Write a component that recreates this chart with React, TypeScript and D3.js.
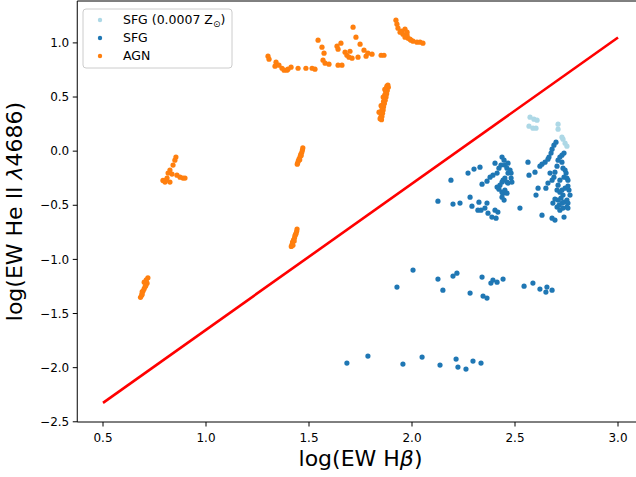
import React, { useEffect } from "react";
import * as d3 from "d3";

// ---------- data ----------
const lineX = [0.5, 3.0];
const lineY = [-2.325, 1.05];

const xTicks = [0.5, 1.0, 1.5, 2.0, 2.5, 3.0];
const yTicks = [-2.5, -2.0, -1.5, -1.0, -0.5, 0.0, 0.5, 1.0];

const sfgLowZ: [number, number][] = [
  [2.573, 0.314], [2.592, 0.295], [2.607, 0.286], [2.568, 0.231], [2.587, 0.212], [2.602, 0.212],
  [2.709, 0.249], [2.709, 0.203], [2.728, 0.129], [2.733, 0.111], [2.743, 0.074], [2.752, 0.046],
];

const sfg: [number, number][] = [
  // upper-left cluster
  [2.126, -0.462], [2.189, -0.268], [2.199, -0.489], [2.233, -0.48], [2.272, -0.203], [2.301, -0.166],
  [2.33, -0.148], [2.282, -0.425], [2.291, -0.508], [2.325, -0.471], [2.32, -0.545], [2.335, -0.545],
  [2.354, -0.526], [2.364, -0.48], [2.369, -0.573], [2.388, -0.609], [2.403, -0.545], [2.408, -0.619],
  [2.417, -0.563], [2.34, -0.305], [2.364, -0.277], [2.379, -0.24], [2.393, -0.222], [2.403, -0.111],
  [2.413, -0.203], [2.422, -0.157], [2.432, -0.129], [2.437, -0.055], [2.447, -0.083], [2.451, -0.129],
  [2.461, -0.157], [2.466, -0.111], [2.466, -0.203], [2.476, -0.175], [2.481, -0.249], [2.451, -0.249],
  [2.442, -0.268], [2.437, -0.286], [2.461, -0.286], [2.427, -0.314], [2.413, -0.332], [2.422, -0.351],
  [2.437, -0.379], [2.442, -0.388], [2.451, -0.36], [2.466, -0.295], [2.485, -0.286], [2.437, -0.425],
  [2.447, -0.452], [2.461, -0.388], [2.481, -0.203], [2.524, -0.526],
  // upper-right cluster
  [2.563, -0.102], [2.568, -0.222], [2.597, -0.194], [2.621, -0.139], [2.631, -0.12], [2.646, -0.102],
  [2.66, -0.074], [2.665, -0.055], [2.675, -0.018], [2.68, 0.018], [2.689, 0.055], [2.699, 0.083],
  [2.612, -0.342], [2.602, -0.406], [2.65, -0.342], [2.66, -0.295], [2.67, -0.203], [2.68, -0.268],
  [2.689, -0.24], [2.694, -0.194], [2.704, -0.139], [2.709, -0.083], [2.718, -0.055], [2.728, -0.037],
  [2.738, -0.018], [2.728, -0.102], [2.733, -0.157], [2.743, -0.175], [2.748, -0.203], [2.738, -0.24],
  [2.752, -0.249], [2.757, -0.268], [2.718, -0.268], [2.709, -0.314], [2.704, -0.36], [2.718, -0.379],
  [2.728, -0.36], [2.743, -0.342], [2.757, -0.323], [2.762, -0.36], [2.767, -0.406], [2.733, -0.406],
  [2.723, -0.434], [2.709, -0.452], [2.694, -0.443], [2.684, -0.48], [2.704, -0.517], [2.714, -0.499],
  [2.728, -0.48], [2.738, -0.471], [2.752, -0.452], [2.757, -0.48], [2.752, -0.517], [2.733, -0.526],
  [2.718, -0.545], [2.757, -0.526], [2.631, -0.591], [2.68, -0.619], [2.694, -0.637], [2.738, -0.609],
  // middle row
  [1.927, -1.256], [2.005, -1.099], [2.126, -1.182], [2.15, -1.284], [2.199, -1.154], [2.218, -1.127],
  [2.282, -1.311], [2.34, -1.163], [2.345, -1.339], [2.364, -1.357], [2.383, -1.219], [2.393, -1.191],
  [2.413, -1.21], [2.442, -1.182], [2.544, -1.247], [2.587, -1.219], [2.621, -1.274], [2.65, -1.302],
  [2.655, -1.256], [2.68, -1.284],
  // bottom row
  [1.684, -1.958], [1.786, -1.893], [1.956, -1.967], [2.049, -1.902], [2.136, -1.976], [2.214, -1.921],
  [2.223, -1.995], [2.262, -2.013], [2.296, -1.939], [2.335, -1.958],
];

const agn: [number, number][] = [
  // group near (0.7, -1.25)
  [0.718, -1.17], [0.71, -1.19], [0.714, -1.22], [0.7, -1.21], [0.705, -1.25], [0.7, -1.27],
  [0.695, -1.29], [0.69, -1.3], [0.688, -1.33], [0.682, -1.35], [0.69, -1.32], [0.708, -1.24],
  // group near (0.85, -0.2)
  [0.854, -0.055], [0.849, -0.083], [0.84, -0.129], [0.825, -0.175], [0.816, -0.203], [0.811, -0.249],
  [0.801, -0.286], [0.825, -0.286], [0.859, -0.222], [0.874, -0.24], [0.888, -0.249], [0.835, -0.212],
  [0.806, -0.268], [0.898, -0.249], [0.791, -0.27],
  // group near (1.43, -0.8)
  [1.442, -0.72], [1.44, -0.74], [1.437, -0.76], [1.432, -0.78], [1.43, -0.8], [1.425, -0.82],
  [1.42, -0.84], [1.418, -0.86], [1.414, -0.88], [1.428, -0.83], [1.435, -0.77], [1.422, -0.87],
  // group near (1.46, -0.05)
  [1.47, 0.03], [1.468, 0.01], [1.465, -0.01], [1.46, -0.03], [1.457, -0.05], [1.452, -0.07],
  [1.448, -0.09], [1.445, -0.11], [1.443, -0.12], [1.462, -0.04], [1.455, -0.08],
  // group near (1.86, 0.45)
  [1.883, 0.61], [1.878, 0.6], [1.885, 0.59], [1.875, 0.58], [1.88, 0.56], [1.872, 0.55], [1.877, 0.53],
  [1.868, 0.52], [1.874, 0.5], [1.865, 0.49], [1.87, 0.47], [1.862, 0.46], [1.866, 0.44], [1.858, 0.43],
  [1.862, 0.41], [1.855, 0.4], [1.86, 0.38], [1.852, 0.37], [1.857, 0.35], [1.85, 0.34], [1.854, 0.32],
  [1.848, 0.31], [1.852, 0.29], [1.845, 0.3], [1.86, 0.5], [1.868, 0.57], [1.85, 0.42], [1.84, 0.36],
  // arc 1.3 - 1.86
  [1.301, 0.877], [1.306, 0.85], [1.34, 0.822], [1.335, 0.785], [1.354, 0.794], [1.369, 0.766],
  [1.379, 0.748], [1.393, 0.748], [1.398, 0.757], [1.413, 0.776], [1.447, 0.766], [1.485, 0.766],
  [1.515, 0.766], [1.529, 0.757], [1.544, 1.025], [1.563, 0.96], [1.573, 0.905], [1.568, 0.84],
  [1.578, 0.813], [1.597, 0.803], [1.641, 0.794], [1.66, 0.794], [1.636, 0.97], [1.655, 0.997],
  [1.641, 0.942], [1.675, 0.914], [1.684, 0.886], [1.699, 0.923], [1.694, 0.868], [1.709, 0.859],
  [1.714, 1.145], [1.728, 1.053], [1.748, 0.988], [1.738, 0.868], [1.767, 0.933], [1.777, 0.877],
  [1.786, 0.905], [1.806, 0.896], [1.85, 0.886], [1.864, 0.886],
  // top-right group near (1.97, 1.05)
  [1.922, 1.21], [1.927, 1.173], [1.932, 1.136], [1.966, 1.127], [1.951, 1.108], [1.956, 1.08],
  [1.976, 1.071], [1.981, 1.043], [1.99, 1.034], [2.005, 1.016], [2.024, 1.007], [2.039, 1.007],
  [2.053, 0.997], [1.966, 1.053], [1.976, 1.099], [1.942, 1.099], [1.995, 1.025],
];

const legendLabels = ["SFG (0.0007 Z", "SFG", "AGN"];

// ---------- styles ----------
const W = 636;
const H = 477;
const COLORS = { lowZ: "#add8e6", sfg: "#1f77b4", agn: "#ff7f0e" };
const FONT = "DejaVu Sans, sans-serif";

export default function App() {
  useEffect(() => {
    document.body.style.margin = "0";
  }, []);

  const x = d3.scaleLinear().domain([0.375, 3.125]).range([77.25, 643.75]);
  const y = d3.scaleLinear().domain([-2.502, 1.387]).range([422, 1]);

  const line = d3
    .line<number>()
    .x((d) => x(d))
    .y((_, i) => y(lineY[i]));

  const fmt = (v: number) => (v < 0 ? "\u2212" + Math.abs(v).toFixed(1) : v.toFixed(1));
  const r = 2.6;

  const series = [
    { data: sfgLowZ, color: COLORS.lowZ },
    { data: sfg, color: COLORS.sfg },
    { data: agn, color: COLORS.agn },
  ];
  const legendColors = [COLORS.lowZ, COLORS.sfg, COLORS.agn];

  return (
    <svg width={W} height={H} style={{ display: "block", background: "#fff" }} fontFamily={FONT}>
      <rect x={0} y={0} width={W} height={H} fill="#fff" />
      {/* points */}
      {series.map((s, si) => (
        <g key={si}>
          {s.data.map((d, i) => (
            <circle key={i} cx={x(d[0])} cy={y(d[1])} r={r} fill={s.color} />
          ))}
        </g>
      ))}
      {/* red line */}
      <path d={line(lineX) || ""} stroke="red" strokeWidth={2.6} fill="none" />

      {/* spines */}
      <g stroke="#000" strokeWidth={1} fill="none">
        <line x1={x.range()[0]} x2={x.range()[0]} y1={y.range()[0]} y2={y.range()[1]} />
        <line x1={x.range()[0]} x2={W} y1={y.range()[0]} y2={y.range()[0]} />
        <line x1={x.range()[0]} x2={W} y1={y.range()[1]} y2={y.range()[1]} />
      </g>

      {/* x ticks */}
      {xTicks.map((t) => (
        <g key={"x" + t} transform={`translate(${x(t)},${y.range()[0]})`}>
          <line y1={0} y2={4.5} stroke="#000" strokeWidth={1} />
          <text y={20} textAnchor="middle" fontSize={12} fill="#000">
            {fmt(t)}
          </text>
        </g>
      ))}
      {/* y ticks */}
      {yTicks.map((t) => (
        <g key={"y" + t} transform={`translate(${x.range()[0]},${y(t)})`}>
          <line x1={0} x2={-4.5} stroke="#000" strokeWidth={1} />
          <text x={-8} dy="0.35em" textAnchor="end" fontSize={12} fill="#000">
            {fmt(t)}
          </text>
        </g>
      ))}

      {/* axis labels */}
      <text x={(x.range()[0] + x.range()[1]) / 2} y={466} textAnchor="middle" fontSize={22} fill="#000">
        log(EW H<tspan fontStyle="italic">β</tspan>)
      </text>
      <text
        transform={`translate(${22},${(y.range()[0] + y.range()[1]) / 2}) rotate(-90)`}
        textAnchor="middle"
        fontSize={22}
        fill="#000"
      >
        log(EW He II <tspan fontStyle="italic">λ</tspan>4686)
      </text>

      {/* legend */}
      <g>
        <rect x={83} y={9} width={149} height={59} rx={3} fill="#fff" fillOpacity={0.8} stroke="#cccccc" strokeWidth={1} />
        {legendLabels.map((lab, i) => (
          <g key={lab} transform={`translate(0,${20 + i * 18})`}>
            <circle cx={100} cy={0} r={2.2} fill={legendColors[i]} />
            <text x={123} dy="0.35em" fontSize={12.5} fill="#000">
              {lab}
              {i === 0 ? (
                <>
                  <tspan fontSize={9} dy="3">⊙</tspan>
                  <tspan dy="-3">)</tspan>
                </>
              ) : null}
            </text>
          </g>
        ))}
      </g>
    </svg>
  );
}
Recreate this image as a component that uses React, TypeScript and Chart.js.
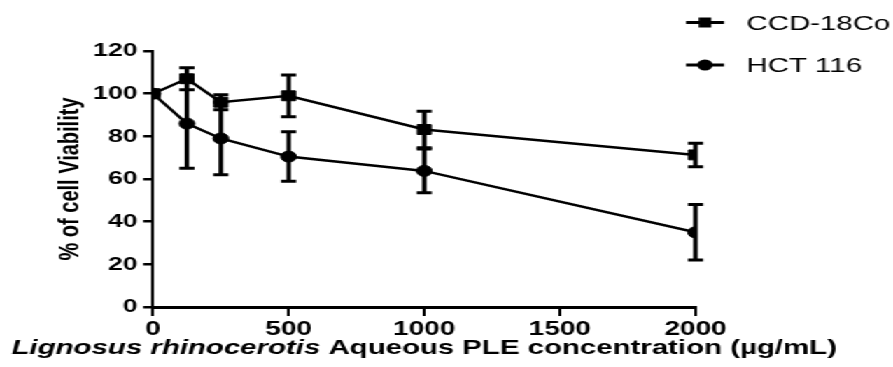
import React, { useEffect, useRef } from "react";
import { Chart, registerables } from "chart.js";

Chart.register(...registerables);

// ---- data ----
const concentrations = [0, 125, 250, 500, 1000, 2000];
const ccdViability = [100, 107, 96, 99, 83.2, 71.3];
const ccdError = [0, 5.2, 3.5, 9.8, 8.6, 5.5];
const hctViability = [100, 86, 79, 70.5, 63.8, 35];
const hctError = [0, 21, 17, 11.6, 10.3, 13];
const seriesNames = ["CCD-18Co", "HCT 116"];
const yTicks = [0, 20, 40, 60, 80, 100, 120];
const xTicks = [0, 500, 1000, 1500, 2000];
const yTitle = "% of cell Viability";
const xTitleItalic = "Lignosus rhinocerotis";
const xTitleRest = " Aqueous PLE concentration (µg/mL)";

// ---- layout (canvas is drawn narrow and stretched horizontally like the reference) ----
const OUT_W = 893;
const H = 367;
const W = 638;
const SX = OUT_W / W;
const FONT = "'Liberation Sans', Arial, Helvetica, sans-serif";
const PLOT_LEFT = 153 / SX;
const PLOT_RIGHT = 695.5 / SX;
const PLOT_TOP = 51;
const PLOT_BOTTOM = 307;

const errorSets = [ccdError, hctError];

const errorBarPlugin = {
  id: "errorBars",
  afterDatasetsDraw(chart: any) {
    const { ctx } = chart;
    const xs = chart.scales.x;
    const ys = chart.scales.y;
    chart.data.datasets.forEach((ds: any, i: number) => {
      const errs = errorSets[i];
      ds.data.forEach((p: any, j: number) => {
        const e = errs[j];
        if (!e) return;
        const x = xs.getPixelForValue(p.x);
        const yt = ys.getPixelForValue(p.y + e);
        const yb = ys.getPixelForValue(p.y - e);
        ctx.save();
        ctx.strokeStyle = "#000";
        ctx.lineWidth = 3.2;
        ctx.beginPath();
        ctx.moveTo(x, yt);
        ctx.lineTo(x, yb);
        ctx.stroke();
        ctx.lineWidth = 3;
        const cw = 5.4;
        ctx.beginPath();
        ctx.moveTo(x - cw, yt);
        ctx.lineTo(x + cw, yt);
        ctx.moveTo(x - cw, yb);
        ctx.lineTo(x + cw, yb);
        ctx.stroke();
        ctx.restore();
      });
    });
  },
};

const decorPlugin = {
  id: "decor",
  afterDraw(chart: any) {
    const { ctx, chartArea } = chart;
    ctx.save();
    // x-axis title with italic species name
    ctx.fillStyle = "#000";
    ctx.textBaseline = "alphabetic";
    const fItalic = `italic bold 21px ${FONT}`;
    const fBold = `bold 21px ${FONT}`;
    ctx.font = fItalic;
    const w1 = ctx.measureText(xTitleItalic).width;
    ctx.font = fBold;
    const w2 = ctx.measureText(xTitleRest).width;
    const cx = (chartArea.left + chartArea.right) / 2;
    const x0 = cx - (w1 + w2) / 2;
    const by = 353.5;
    ctx.font = fItalic;
    ctx.fillText(xTitleItalic, x0, by);
    ctx.font = fBold;
    ctx.fillText(xTitleRest, x0 + w1, by);

    // legend
    const lx0 = 686 / SX;
    const lx1 = 724 / SX;
    const lmid = (lx0 + lx1) / 2;
    const tx = 746.5 / SX;
    const rows = [
      { y: 22.5, base: 30, style: "rect" },
      { y: 65, base: 72, style: "circle" },
    ];
    rows.forEach((r, i) => {
      ctx.strokeStyle = "#000";
      ctx.lineWidth = 3;
      ctx.beginPath();
      ctx.moveTo(lx0, r.y);
      ctx.lineTo(lx1, r.y);
      ctx.stroke();
      ctx.fillStyle = "#000";
      if (r.style === "rect") {
        ctx.fillRect(lmid - 4.5, r.y - 5, 9, 10);
      } else {
        ctx.beginPath();
        ctx.arc(lmid, r.y, 5.5, 0, Math.PI * 2);
        ctx.fill();
      }
      ctx.font = `21px ${FONT}`;
      ctx.fillText(seriesNames[i], tx, r.base);
    });
    ctx.restore();
  },
};

export default function App() {
  const ref = useRef<HTMLCanvasElement | null>(null);

  useEffect(() => {
    const canvas = ref.current;
    if (!canvas) return;
    const chart = new Chart(canvas, {
      type: "line",
      data: {
        datasets: [
          {
            label: seriesNames[0],
            data: concentrations.map((c, i) => ({ x: c, y: ccdViability[i] })),
            borderColor: "#000",
            backgroundColor: "#000",
            borderWidth: 2.5,
            pointStyle: "rect",
            pointRadius: 7,
            pointBorderWidth: 1,
            pointBackgroundColor: "#000",
            pointBorderColor: "#000",
            tension: 0,
          },
          {
            label: seriesNames[1],
            data: concentrations.map((c, i) => ({ x: c, y: hctViability[i] })),
            borderColor: "#000",
            backgroundColor: "#000",
            borderWidth: 2.5,
            pointStyle: "circle",
            pointRadius: 5.5,
            pointBorderWidth: 1,
            pointBackgroundColor: "#000",
            pointBorderColor: "#000",
            tension: 0,
          },
        ],
      },
      options: {
        animation: false,
        responsive: false,
        devicePixelRatio: 1,
        layout: {
          padding: { left: 0, right: W - PLOT_RIGHT, top: PLOT_TOP, bottom: 0 },
        },
        plugins: {
          legend: { display: false },
          tooltip: { enabled: false },
        },
        scales: {
          x: {
            type: "linear",
            min: 0,
            max: 2000,
            afterBuildTicks: (scale: any) => {
              scale.ticks = xTicks.map((v) => ({ value: v }));
            },
            afterFit: (scale: any) => {
              scale.height = H - PLOT_BOTTOM;
            },
            border: { display: true, color: "#000", width: 3 },
            grid: {
              display: true,
              drawOnChartArea: false,
              drawTicks: true,
              tickLength: 9,
              color: "#000",
              lineWidth: 2,
            },
            ticks: {
              color: "#000",
              padding: 1,
              maxRotation: 0,
              autoSkip: false,
              callback: (v: any) => String(v),
              font: { family: FONT, size: 20, weight: "bold" },
            },
            title: { display: false },
          },
          y: {
            type: "linear",
            min: 0,
            max: 120,
            afterBuildTicks: (scale: any) => {
              scale.ticks = yTicks.map((v) => ({ value: v }));
            },
            afterFit: (scale: any) => {
              scale.width = PLOT_LEFT;
            },
            border: { display: true, color: "#000", width: 2 },
            grid: {
              display: true,
              drawOnChartArea: false,
              drawTicks: true,
              tickLength: 7,
              color: "#000",
              lineWidth: 2.5,
            },
            ticks: {
              color: "#000",
              padding: 4,
              autoSkip: false,
              callback: (v: any) => String(v),
              font: { family: FONT, size: 19, weight: "bold" },
            },
            title: {
              display: true,
              text: yTitle,
              color: "#000",
              padding: { top: 38, bottom: 0 },
              font: { family: FONT, size: 20, weight: "bold" },
            },
          },
        },
      },
      plugins: [errorBarPlugin, decorPlugin],
    } as any);
    return () => chart.destroy();
  }, []);

  return (
    <div
      style={{
        position: "fixed",
        left: 0,
        top: 0,
        width: W,
        height: H,
        transform: `scaleX(${SX})`,
        transformOrigin: "0 0",
        background: "#fff",
      }}
    >
      <canvas ref={ref} width={W} height={H} style={{ width: W, height: H, display: "block" }} />
    </div>
  );
}
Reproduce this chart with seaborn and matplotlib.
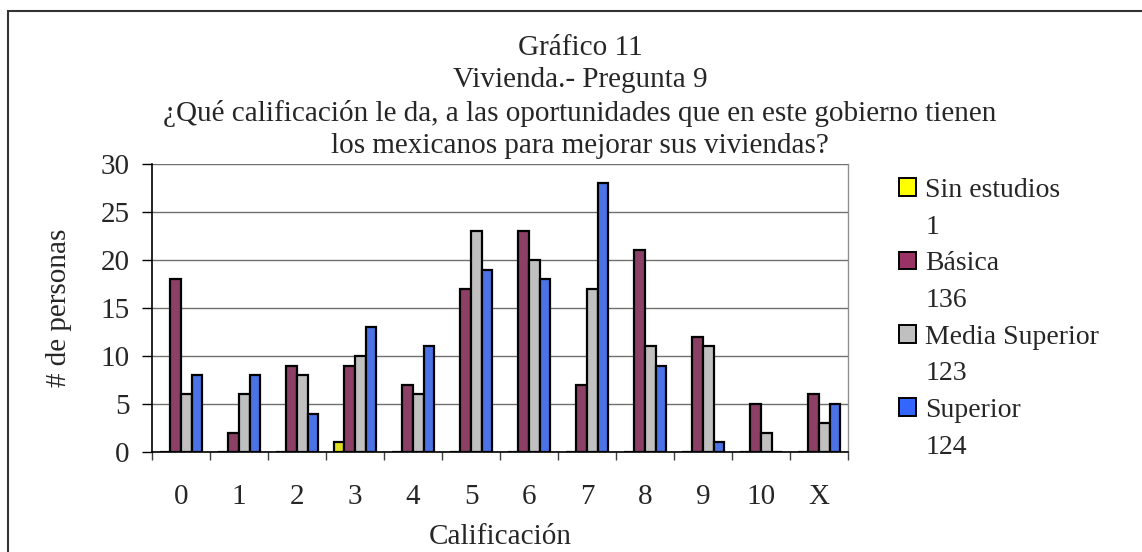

——

Write out the lines from the start of the material to the line with "const lineY = [-2.325, 1.05];", inclusive and exactly. Skip the pictures.

Write a component that recreates this chart with React, TypeScript and D3.js.
import React, { useEffect } from "react";
import * as d3 from "d3";

// ---------- data ----------
const lineX = [0.5, 3.0];
const lineY = [-2.325, 1.05];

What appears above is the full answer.